In such cases, all of the mentioned quality improvements can be achieved by creating a new custom board that combines a mainboard and all necessary modules onto a single printed circuit board (PCB) – but leaves out all unnecessary features, and all sockets and cables. Often, it is possible to use another member of the same microcontroller family that is slower or has less memory, and is therefore usually less expensive, consumes less power, and takes up less board space. Or another member of the same microcontroller family with a larger package that provides address and data buses, so that large external memories can be provided for applications that need it.

At the software level, it is similarly possible to perform various optimizations, once a product's resource requirements are better known. While a complete rewrite in C would allow wringing out the last cent from the component costs, this is only warranted if you intend to produce hundreds of thousands of devices.

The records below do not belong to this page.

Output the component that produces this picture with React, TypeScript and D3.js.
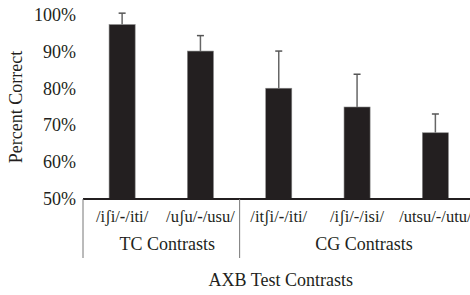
import React from "react";
import { scaleBand, scaleLinear } from "d3";

// values
const categories = ["/iʃi/-/iti/", "/uʃu/-/usu/", "/itʃi/-/iti/", "/iʃi/-/isi/", "/utsu/-/utu/"];
const boldDash = [true, true, true, false, false];
const means = [97.4, 90.2, 80.1, 75.0, 68.0];
const errors = [3.1, 4.2, 10.1, 8.9, 5.1];
const groups = [
  { name: "TC Contrasts", from: 0, to: 2, nudge: 6 },
  { name: "CG Contrasts", from: 2, to: 5, nudge: 7 },
];
const yTicks = [50, 60, 70, 80, 90, 100];

const font = "Liberation Serif";
const ink = "#231f20";

const Label = ({ text, bold }) => {
  const i = text.indexOf("/-/");
  if (i < 0) return <>{text}</>;
  return (
    <>
      {text.slice(0, i + 1)}
      <tspan fontWeight={bold ? "bold" : "normal"}>-</tspan>
      {text.slice(i + 2)}
    </>
  );
};

export default function App() {
  const width = 470;
  const height = 295;
  const margin = { left: 83, top: 15, bottom: 96 };
  const plotRight = 474.5;
  const baseY = height - margin.bottom;

  const x = scaleBand()
    .domain(categories)
    .range([margin.left, plotRight])
    .paddingInner(0.667)
    .paddingOuter(0.333);
  const y = scaleLinear().domain([50, 100]).range([baseY, margin.top]);

  const step = x.step();
  const groupX = (i) => margin.left + step * i;

  return (
    <>
      <style>{`body{margin:0}`}</style>
      <svg width={width} height={height} style={{ display: "block" }}>
        <rect width={width} height={height} fill="#fff" />
        {yTicks.map((t) => (
          <text
            key={t}
            x={76}
            y={y(t)}
            textAnchor="end"
            dominantBaseline="central"
            fontFamily={font}
            fontSize={18}
            fill={ink}
          >
            {t}%
          </text>
        ))}
        <text
          transform={`translate(22,${(y(100) + baseY) / 2}) rotate(-90)`}
          textAnchor="middle"
          fontFamily={font}
          fontSize={18}
          fill={ink}
        >
          Percent Correct
        </text>

        {categories.map((c, i) => {
          const bx = x(c);
          const cx = bx + x.bandwidth() / 2;
          const top = y(means[i]);
          const errTop = y(means[i] + errors[i]);
          return (
            <g key={c}>
              <line x1={cx} x2={cx} y1={top} y2={errTop} stroke="#666" strokeWidth={1.5} />
              <line x1={cx - 3.5} x2={cx + 3.5} y1={errTop} y2={errTop} stroke="#555" strokeWidth={1.5} />
              <rect
                x={bx}
                y={top}
                width={x.bandwidth()}
                height={baseY - top}
                fill={ink}
                stroke="#888"
                strokeWidth={0.6}
              />
              <text x={cx} y={222} textAnchor="middle" fontFamily={font} fontSize={16.5} fill={ink}>
                <Label text={c} bold={boldDash[i]} />
              </text>
            </g>
          );
        })}

        <line x1={margin.left} x2={plotRight} y1={baseY} y2={baseY} stroke={ink} strokeWidth={1.8} />
        {[0, 2].map((g) => (
          <line key={g} x1={groupX(g)} x2={groupX(g)} y1={baseY} y2={258} stroke="#777" strokeWidth={1} />
        ))}
        {groups.map((g) => (
          <text
            key={g.name}
            x={(groupX(g.from) + groupX(g.to)) / 2 + g.nudge}
            y={250}
            textAnchor="middle"
            fontFamily={font}
            fontSize={18}
            fill={ink}
          >
            {g.name}
          </text>
        ))}
        <text
          x={(margin.left + plotRight) / 2 + 2}
          y={286}
          textAnchor="middle"
          fontFamily={font}
          fontSize={18}
          fill={ink}
        >
          AXB Test Contrasts
        </text>
      </svg>
    </>
  );
}
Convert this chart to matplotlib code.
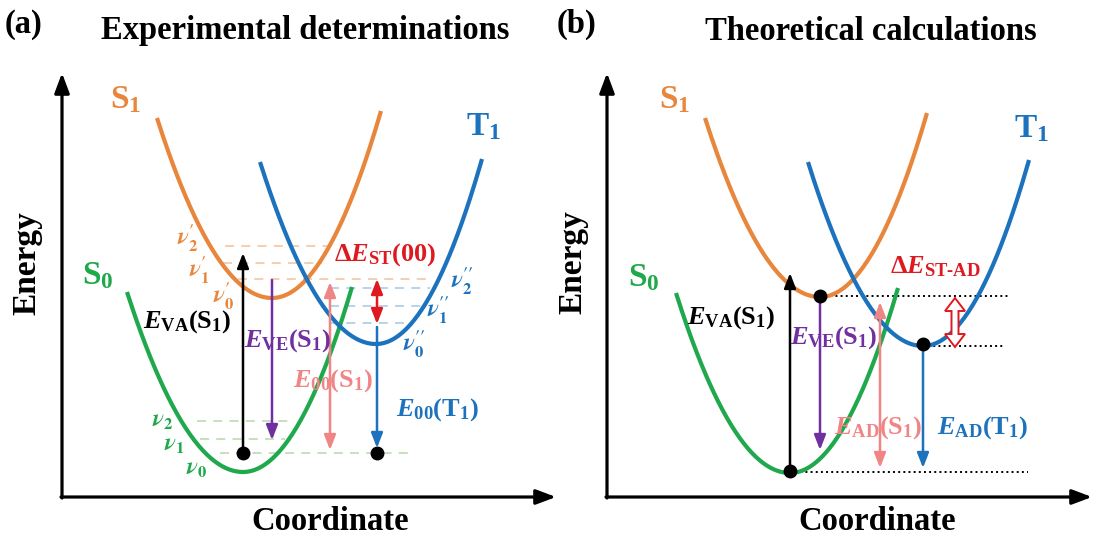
import numpy as np
import matplotlib.pyplot as plt
from matplotlib.patches import Polygon

plt.rcParams['font.family'] = ['Liberation Serif', 'DejaVu Serif']
plt.rcParams['font.weight'] = 'bold'
plt.rcParams['mathtext.fontset'] = 'custom'
plt.rcParams['mathtext.rm'] = 'Liberation Serif:bold'
plt.rcParams['mathtext.it'] = 'Liberation Serif:italic:bold'
plt.rcParams['mathtext.bf'] = 'Liberation Serif:bold'

ORANGE = '#E8863C'
BLUE = '#1C72BC'
GREEN = '#1FA84C'
PURPLE = '#7030A0'
PINK = '#F08585'
RED = '#DE1A20'
LORANGE = '#F5CBA8'
LBLUE = '#B2CFEA'
LGREEN = '#C2DDB8'

# the whole sketch lives in picture pixels (x right, y down)
W, H = 1095, 539

# potential wells S0, S1, T1: left end, bottom, right end
well_colors = [GREEN, ORANGE, BLUE]
a_left = [(127, 292), (157, 118), (260, 162)]
a_bottom = [(243, 472), (272, 298), (376, 344)]
a_right = [(352, 287), (381, 111), (482, 159)]
b_left = [(676, 293), (705, 118), (808, 162)]
b_bottom = [(790, 473), (820, 297), (923, 346)]
b_right = [(898, 288), (927, 113), (1029, 160)]

# vibrational levels of panel (a): height, x from, x to
s1_levels = [(279, 238, 428), (263, 223, 322), (246, 225, 330)]
t1_levels = [(323, 330, 405), (306, 330, 425), (288, 330, 430)]
s0_levels = [(453, 220, 413), (439, 200, 285), (421, 197, 293)]

# dotted reference levels of panel (b)
b_levels = [(296, 820, 1008), (346, 923, 1003), (472, 790, 1028)]

# vertical transitions: x, from, to, colour, two heads
a_arrows = [(243, 453, 253, 'black', False), (272, 280, 440, PURPLE, False),
            (330, 282, 450, PINK, True), (377, 279, 324, RED, True),
            (377, 327, 448, BLUE, False)]
b_arrows = [(790, 471, 273, 'black', False), (820, 296, 450, PURPLE, False),
            (880, 302, 468, PINK, True), (923, 344, 468, BLUE, False)]

a_dots = [(243, 453), (377, 453)]
b_dots = [(820, 296), (923, 344), (790, 471)]

big_labels = [(126, 100, r'$\mathrm{S}_1$', ORANGE), (98, 276, r'$\mathrm{S}_0$', GREEN),
              (484, 127, r'$\mathrm{T}_1$', BLUE), (675, 100, r'$\mathrm{S}_1$', ORANGE),
              (644, 278, r'$\mathrm{S}_0$', GREEN), (1032, 129, r'$\mathrm{T}_1$', BLUE)]

energy_labels = [(187, 322, r'$E_{\mathrm{VA}}(\mathrm{S}_1)$', 'black'),
                 (288, 341, r'$E_{\mathrm{VE}}(\mathrm{S}_1)$', PURPLE),
                 (333, 381, r'$E_{00}(\mathrm{S}_1)$', PINK),
                 (437, 410, r'$E_{00}(\mathrm{T}_1)$', BLUE),
                 (385, 255, r'$\Delta E_{\mathrm{ST}}(00)$', RED),
                 (731, 318, r'$E_{\mathrm{VA}}(\mathrm{S}_1)$', 'black'),
                 (834, 338, r'$E_{\mathrm{VE}}(\mathrm{S}_1)$', PURPLE),
                 (935, 267, r'$\Delta E_{\mathrm{ST\text{-}AD}}$', RED),
                 (878, 428, r'$E_{\mathrm{AD}}(\mathrm{S}_1)$', PINK),
                 (983, 428, r'$E_{\mathrm{AD}}(\mathrm{T}_1)$', BLUE)]

nu_labels = [(188, 238, r"$\nu^{\!\prime}_2$", ORANGE), (199, 270, r"$\nu^{\!\prime}_1$", ORANGE),
             (224, 296, r"$\nu^{\!\prime}_0$", ORANGE),
             (462, 281, r"$\nu^{\!\prime\prime}_2$", BLUE),
             (438, 310, r"$\nu^{\!\prime\prime}_1$", BLUE),
             (414, 344, r"$\nu^{\!\prime\prime}_0$", BLUE),
             (163, 422, r"$\nu_2$", GREEN), (174, 445, r"$\nu_1$", GREEN),
             (197, 469, r"$\nu_0$", GREEN)]


def well(left, bottom, right, n=80):
    # two half parabolas meeting at the bottom
    xl = np.linspace(left[0], bottom[0], n)
    yl = bottom[1] + (left[1] - bottom[1]) * ((xl - bottom[0]) / (left[0] - bottom[0])) ** 2
    xr = np.linspace(bottom[0], right[0], n)
    yr = bottom[1] + (right[1] - bottom[1]) * ((xr - bottom[0]) / (right[0] - bottom[0])) ** 2
    return np.concatenate([xl, xr]), np.concatenate([yl, yr])


def arrow(ax, x0, y0, x1, y1, color, both=False, lw=1.8, hl=0.9, hw=0.35):
    style = '<|-|>' if both else '-|>'
    ax.annotate('', xy=(x1, y1), xytext=(x0, y0),
                arrowprops=dict(arrowstyle=f'{style},head_length={hl},head_width={hw}',
                                color=color, lw=lw, shrinkA=0, shrinkB=0,
                                mutation_scale=10))


fig = plt.figure(figsize=(W / 100, H / 100), dpi=100)
ax = fig.add_axes([0, 0, 1, 1])
ax.set_xlim(0, W)
ax.set_ylim(H, 0)
ax.axis('off')

for lefts, bottoms, rights in [(a_left, a_bottom, a_right), (b_left, b_bottom, b_right)]:
    for l, b, r, c in zip(lefts, bottoms, rights, well_colors):
        x, y = well(l, b, r)
        ax.plot(x, y, color=c, lw=3, solid_capstyle='butt', zorder=3)

for levels, c in [(s1_levels, LORANGE), (t1_levels, LBLUE), (s0_levels, LGREEN)]:
    for y, x0, x1 in levels:
        ax.plot([x0, x1], [y, y], color=c, lw=1.3, ls=(0, (5, 4)), zorder=2)

for y, x0, x1 in b_levels:
    ax.plot([x0, x1], [y, y], color='black', lw=1.4, ls=':', zorder=2)

for x, y0, y1, c, both in a_arrows + b_arrows:
    arrow(ax, x, y0, x, y1, c, both)

# hollow double arrow for the adiabatic gap
hx, top, bot = 955, 298, 347
hh, hs, hlen = 10, 3.5, 13
ax.add_patch(Polygon([(hx, top), (hx + hh, top + hlen), (hx + hs, top + hlen),
                      (hx + hs, bot - hlen), (hx + hh, bot - hlen), (hx, bot),
                      (hx - hh, bot - hlen), (hx - hs, bot - hlen), (hx - hs, top + hlen),
                      (hx - hh, top + hlen)], closed=True, facecolor='white',
                     edgecolor=RED, lw=1.4, zorder=4))

for x, y in a_dots + b_dots:
    ax.plot(x, y, 'o', color='black', ms=9, zorder=6)

# axes with arrow heads
for x0, x1 in [(62, 556), (607, 1092)]:
    arrow(ax, x0 - 1, 497, x1, 497, 'black', lw=2.3, hl=1.2, hw=0.45)
    arrow(ax, x0, 498, x0, 73, 'black', lw=2.3, hl=1.2, hw=0.45)

ax.text(23, 24, '(a)', fontsize=23.5, ha='center', va='center')
ax.text(577, 24, '(b)', fontsize=23.5, ha='center', va='center')
ax.text(305, 31, 'Experimental determinations', fontsize=23.5, ha='center', va='center')
ax.text(871, 31, 'Theoretical calculations', fontsize=23.5, ha='center', va='center')
ax.text(330, 522, 'Coordinate', fontsize=23.5, ha='center', va='center')
ax.text(877, 522, 'Coordinate', fontsize=23.5, ha='center', va='center')
ax.text(27, 263, 'Energy', fontsize=24, ha='center', va='center', rotation=90)
ax.text(573, 262, 'Energy', fontsize=24, ha='center', va='center', rotation=90)

for x, y, s, c in big_labels:
    ax.text(x, y, s, fontsize=24, color=c, ha='center', va='center', zorder=7)
for x, y, s, c in energy_labels:
    ax.text(x, y, s, fontsize=19, color=c, ha='center', va='center', zorder=7)
for x, y, s, c in nu_labels:
    ax.text(x, y, s, fontsize=17, color=c, ha='center', va='center',
            fontweight='normal', math_fontfamily='stix', zorder=7)

fig.savefig('out.png', dpi=100)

To achieve, or at least approximate, perfection well enough, requires competent engineering and usually a lot of work. This is where the Mountaineer Group can help you in particular. While we love to help you develope prototypes if you don't want to do them all yourself, we can also help you scale up to industrial-strength or cost-optimized high-volume production.

Where can you get Mountaineer boards?

We have developed the Mountaineer boards primarily for our clients and the engineering work that we do for them. They are not available outside of engineering projects.